Gold is attempting to make a comeback ahead of the anticipated Powell’s Jackson Hole speech. Silver is working as an igniter, just like the last two rallies earlier this year. However, each new rally attempt has become weaker than the previous one, although their speed seems to be quicker. Silver’s latest surge from near 22 to over 24 fueled gold to jump from 1885 to near 1920 resistance. Today could be a gamechanger for the short term, or maybe even for the medium-term moves.
Powell is expected to reiterate data dependency and repeat that rates will stay higher for some time. Today’s key point could mark the peak of the rate hike cycle. Powell might want to hold the door open for more hikes if necessary, but how long the much the door stays open could determine today’s outcome.
Federal Reserve members appear to be differing from each other on the topic of rate peak. Some of them still do not see inflation heading for the 2% target. The base effect change of the CPI, possible incoming food inflation, and the persistently strong labor market could prevent inflation from dropping much lower. On the other hand, economic activity seems to be slowing down, including the labor market, despite remaining very strong relative to historical averages. Members will want to look for incoming data to chart a path to a soft landing. Today’s speech could reveal where the FED is leaning ahead of the key September meeting.
In addition to the highly anticipated Powell speech, Lagarde will also be speaking. Following numerous negative surprises, the latest PMI data is also a warning for Euro bulls. If Lagarde shifts her tone to be more dovish after the data, EURUSD could trend lower. However, the impact on gold prices from this shift is a bit unclear. A dovish ECB is generally positive for gold, but a significant drop in EURUSD could trigger a dollar index – gold negative correlation for many algorithms, causing gold to potentially follow the movement of EURUSD in either direction.
Gold could be seen as overvalued according to the bond market and inflation expectations. Long-term real rates (10 years) are just shy of 2%. The last time the real rate was this high, the gold price was below $1000. Of course, the rising government debt and gold demand from countries like China and India have a real positive effect.
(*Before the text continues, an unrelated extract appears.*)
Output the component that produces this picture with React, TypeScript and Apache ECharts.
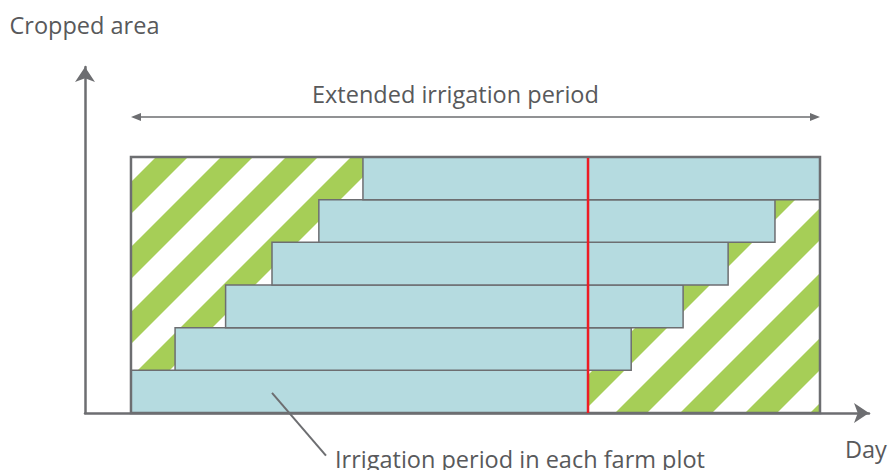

However, gold stayed remarkably strong during the big bond sell-off and falling long-term inflation expectations.
From a technical standpoint, gold might finally be preparing for a correction after appearing overvalued from a fundamental standpoint. The upward trend since November has been broken. The trend line and the upper line of the recent downtrend channel are converging near the 1950-1960 zone. This could serve as the main resistance in the short term. As long as gold remains below this zone in daily closes, any upward movement could create selling opportunities. Earlier resistance levels to watch are at 1920 and 1937. Gold bulls should await a significant breakthrough to surpass the 1950-1960 zone.
For downward movements, potential support levels include 1900 and the Fibonacci 38.2% level at 1892. However, the primary support to monitor would be the 233-day moving average, currently situated at 1877. A breach of this moving average might lead gold to 1840 and potentially even below 1800, depending on incoming data and momentum.
As a final note, gold traders should closely monitor silver in the coming weeks, as it could continue to act as an igniter for both upward and downward movements.